## DATA EXCERPT
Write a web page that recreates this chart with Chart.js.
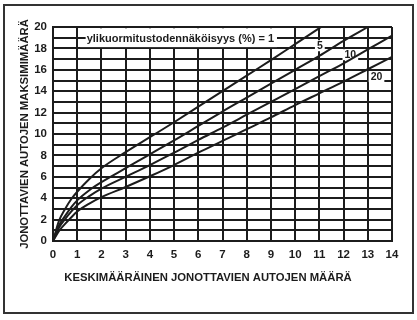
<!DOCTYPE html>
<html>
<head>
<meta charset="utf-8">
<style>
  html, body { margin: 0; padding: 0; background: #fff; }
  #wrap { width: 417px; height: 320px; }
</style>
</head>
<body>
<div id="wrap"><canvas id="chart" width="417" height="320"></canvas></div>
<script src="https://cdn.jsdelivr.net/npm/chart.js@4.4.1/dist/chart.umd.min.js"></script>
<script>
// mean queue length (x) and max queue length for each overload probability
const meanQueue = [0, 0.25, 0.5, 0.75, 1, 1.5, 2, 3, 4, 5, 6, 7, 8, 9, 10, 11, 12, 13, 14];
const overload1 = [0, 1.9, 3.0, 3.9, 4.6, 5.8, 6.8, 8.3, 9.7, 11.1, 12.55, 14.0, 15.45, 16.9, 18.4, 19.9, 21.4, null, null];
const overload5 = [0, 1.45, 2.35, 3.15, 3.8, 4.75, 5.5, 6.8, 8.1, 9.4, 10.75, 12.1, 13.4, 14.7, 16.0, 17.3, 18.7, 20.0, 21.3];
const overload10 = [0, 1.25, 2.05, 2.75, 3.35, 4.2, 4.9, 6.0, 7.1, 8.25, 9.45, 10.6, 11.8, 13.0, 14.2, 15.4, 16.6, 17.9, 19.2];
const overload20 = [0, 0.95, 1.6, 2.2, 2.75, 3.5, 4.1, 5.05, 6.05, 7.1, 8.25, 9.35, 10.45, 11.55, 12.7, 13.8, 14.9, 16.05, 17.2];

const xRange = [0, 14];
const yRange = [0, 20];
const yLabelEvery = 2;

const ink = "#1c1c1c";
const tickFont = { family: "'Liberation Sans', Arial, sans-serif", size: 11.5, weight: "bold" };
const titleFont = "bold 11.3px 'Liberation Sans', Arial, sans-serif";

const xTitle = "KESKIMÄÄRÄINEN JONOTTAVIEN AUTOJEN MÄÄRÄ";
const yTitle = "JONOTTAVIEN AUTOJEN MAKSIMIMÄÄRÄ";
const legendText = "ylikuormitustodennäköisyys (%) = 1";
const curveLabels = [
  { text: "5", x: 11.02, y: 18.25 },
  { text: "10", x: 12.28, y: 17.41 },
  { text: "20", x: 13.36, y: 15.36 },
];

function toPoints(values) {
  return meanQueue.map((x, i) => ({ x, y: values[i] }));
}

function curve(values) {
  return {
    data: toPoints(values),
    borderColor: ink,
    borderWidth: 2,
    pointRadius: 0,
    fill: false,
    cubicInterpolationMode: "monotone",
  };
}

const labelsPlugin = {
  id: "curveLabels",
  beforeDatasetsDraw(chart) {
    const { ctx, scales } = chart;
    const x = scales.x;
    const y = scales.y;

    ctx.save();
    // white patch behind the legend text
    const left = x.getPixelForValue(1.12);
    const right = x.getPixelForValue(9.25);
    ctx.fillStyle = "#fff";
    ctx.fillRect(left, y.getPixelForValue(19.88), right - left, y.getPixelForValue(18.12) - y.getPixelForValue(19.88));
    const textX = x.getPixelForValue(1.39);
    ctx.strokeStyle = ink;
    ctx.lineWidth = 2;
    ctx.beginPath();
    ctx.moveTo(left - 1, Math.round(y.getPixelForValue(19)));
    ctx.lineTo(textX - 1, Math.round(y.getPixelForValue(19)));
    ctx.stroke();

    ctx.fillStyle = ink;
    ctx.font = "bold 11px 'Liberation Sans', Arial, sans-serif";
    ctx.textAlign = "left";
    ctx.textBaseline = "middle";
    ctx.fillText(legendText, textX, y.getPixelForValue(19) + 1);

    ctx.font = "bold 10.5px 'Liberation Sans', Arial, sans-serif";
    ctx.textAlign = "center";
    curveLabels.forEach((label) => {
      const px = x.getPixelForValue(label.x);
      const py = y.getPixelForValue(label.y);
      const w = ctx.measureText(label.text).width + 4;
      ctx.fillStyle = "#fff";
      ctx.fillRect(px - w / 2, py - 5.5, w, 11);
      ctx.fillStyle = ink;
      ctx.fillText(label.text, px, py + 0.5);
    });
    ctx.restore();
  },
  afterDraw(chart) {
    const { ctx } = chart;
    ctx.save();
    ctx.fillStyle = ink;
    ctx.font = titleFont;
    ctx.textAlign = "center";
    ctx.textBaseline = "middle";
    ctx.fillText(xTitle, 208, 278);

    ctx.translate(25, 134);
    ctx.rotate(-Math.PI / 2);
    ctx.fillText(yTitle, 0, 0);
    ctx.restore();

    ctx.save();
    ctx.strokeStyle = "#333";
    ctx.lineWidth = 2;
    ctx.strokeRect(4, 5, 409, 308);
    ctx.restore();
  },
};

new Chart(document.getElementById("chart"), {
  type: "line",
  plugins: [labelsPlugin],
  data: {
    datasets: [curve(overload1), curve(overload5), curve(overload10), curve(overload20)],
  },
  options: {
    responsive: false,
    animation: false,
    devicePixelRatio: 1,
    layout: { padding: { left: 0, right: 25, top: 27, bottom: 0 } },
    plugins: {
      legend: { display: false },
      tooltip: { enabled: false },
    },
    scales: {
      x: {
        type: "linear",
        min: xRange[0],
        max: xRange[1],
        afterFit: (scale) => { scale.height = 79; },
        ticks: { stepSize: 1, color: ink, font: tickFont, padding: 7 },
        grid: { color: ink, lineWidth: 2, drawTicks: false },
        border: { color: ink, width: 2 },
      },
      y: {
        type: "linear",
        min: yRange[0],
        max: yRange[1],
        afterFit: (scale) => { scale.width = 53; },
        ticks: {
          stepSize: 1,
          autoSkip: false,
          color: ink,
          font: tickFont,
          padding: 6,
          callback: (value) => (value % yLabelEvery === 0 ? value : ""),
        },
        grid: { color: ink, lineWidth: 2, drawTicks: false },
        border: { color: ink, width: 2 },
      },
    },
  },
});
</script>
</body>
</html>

## WRITTEN TASK
Extract, word for word, each line from the top of the data down to and including the line with "14.9, 16.05, 17.2];"; skip the pictures.

## TASK SOLUTION
Write a web page that recreates this chart with Chart.js.
<!DOCTYPE html>
<html>
<head>
<meta charset="utf-8">
<style>
  html, body { margin: 0; padding: 0; background: #fff; }
  #wrap { width: 417px; height: 320px; }
</style>
</head>
<body>
<div id="wrap"><canvas id="chart" width="417" height="320"></canvas></div>
<script src="https://cdn.jsdelivr.net/npm/chart.js@4.4.1/dist/chart.umd.min.js"></script>
<script>
// mean queue length (x) and max queue length for each overload probability
const meanQueue = [0, 0.25, 0.5, 0.75, 1, 1.5, 2, 3, 4, 5, 6, 7, 8, 9, 10, 11, 12, 13, 14];
const overload1 = [0, 1.9, 3.0, 3.9, 4.6, 5.8, 6.8, 8.3, 9.7, 11.1, 12.55, 14.0, 15.45, 16.9, 18.4, 19.9, 21.4, null, null];
const overload5 = [0, 1.45, 2.35, 3.15, 3.8, 4.75, 5.5, 6.8, 8.1, 9.4, 10.75, 12.1, 13.4, 14.7, 16.0, 17.3, 18.7, 20.0, 21.3];
const overload10 = [0, 1.25, 2.05, 2.75, 3.35, 4.2, 4.9, 6.0, 7.1, 8.25, 9.45, 10.6, 11.8, 13.0, 14.2, 15.4, 16.6, 17.9, 19.2];
const overload20 = [0, 0.95, 1.6, 2.2, 2.75, 3.5, 4.1, 5.05, 6.05, 7.1, 8.25, 9.35, 10.45, 11.55, 12.7, 13.8, 14.9, 16.05, 17.2];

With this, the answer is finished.